Project Characteristics

The PULC project aims at building a computer program that can precisely understand the meaning of certain kinds of Natural Language texts. “Precise understanding” is defined as: correctly solving tasks that require inferring conclusions from the information conveyed in the text.

The PULC project has the following characteristics:

1. Precision

The PULC project is set out to achieve a high level of precision in language understanding. This level of precision is necessary for supporting real inference based on the information conveyed in texts. Inference means: combining the bits of information that are distributed throughout the text in order to reach new conclusions that do not appear explicitly in the text, and not merely finding each fact separately. (Why does real inference from information require a high-quality level of understanding?)

The PULC project contrasts with other projects that aim at a superficial level of language “understanding” using so-called “broad coverage” text processing techniques.

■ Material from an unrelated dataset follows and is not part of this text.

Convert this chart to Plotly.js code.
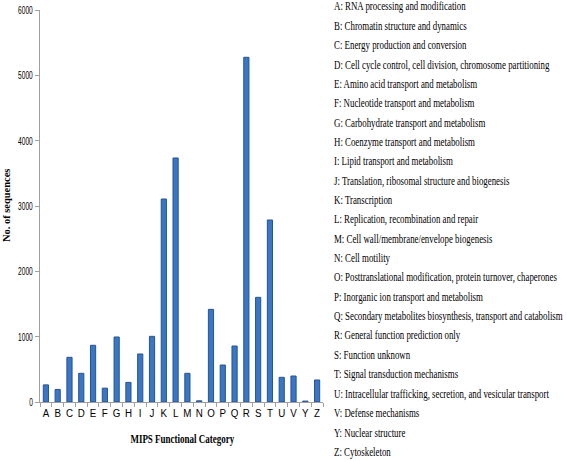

For example, current information retrieval, information extraction, and so-called “question answering” techniques essentially try to do pattern-matching between the structures of a query and a text, and so the structure and content of the two must closely resemble each other, and the only questions that might be addressable are of the factoid who-did-what-to-whom kind.

2. Not Just Any Arbitrary Text

Natural language texts are designed for human consumption, and so they are written with the implicit assumption that the reader has standard background world knowledge and commonsense knowledge. This knowledge is not mentioned explicitly in the text. For example, consider the sentence:

President Bush today compared dependence on overseas oil to a “foreign tax on the American people” and proposed a series of initiatives to fight the problem, including more nuclear plants and using technology to develop new energy sources. (http://www.cnn.com, April 27, 2005)

This sentence does not explicitly say that Bush did the comparison by speaking, that Bush proposed each initiative, what “the problem” refers to, that oil is an energy source, and so on. Yet it is impossible to precisely understand the text without this assumed background knowledge.

Representing and utilizing world knowledge in a computer is an extremely difficult endeavor. Doing so for all knowledge and all topics is impossible now and in the forseeable future. In fact, it could be argued that this is almost an AI-complete problem: if it were possible to do it, then most Artificial Intelligence tasks would be solved, since the computer would possess knowledge describing how to do any ordinary or sophisticated task, and so would be able to do it). Therefore, it is impossible to precisely understand arbitrary texts on arbitrary topics.

It is possible, nevertheless, to achieve precise understanding on particular texts and topics if the necessary background knowledge is fed into the computer. This is possible for certain kinds of texts.

3. Rigorous and Principled Study of Natural Language Phenomena

Just as the Human Genome Project aimed to map out the entire human DNA sequence, the PULC project aims to map out the entire human knowledge of the English language. The amount of the linguistic knowledge about a language like English, while vast, is relatively much smaller than the amount of general world knowledge, and it is conceivable that we can discover all of it and represent it in a computer in the not too distant future.

Of course, the entire field of Linguistics aims at mapping out the human knowledge of English and all other natural languages, and there has been a decent progress in the past several decades in discovering and documenting this knowledge. However, there are still many gaps in this knowledge. Moreover, the knowledge is usually stated only semi-rigorously, and is not immediately applicable for a computational system. The PULC project aims at stating the linguistic knowledge in a comprehensive, consistent, and coherent format, so precise that it could be used by a computer.

On the other hand, there has been a lot of work in natural language processing (NLP) aiming at producing computer applications that do useful things with language input. But just as linguistic theories to the most part ignore computational issues, NLP work by and large ignores linguistic theory, and moreover emphasizes formalisms and techniques while ignoring the study of language phenomena themselves. The PULC project is founded on the belief that no amount of computational sophistication can replace a meticulous investigation of the subject matter itself (i.e. language).

In short, the PULC project aims at both computational rigor and a principled scrupulous study of language phenomena.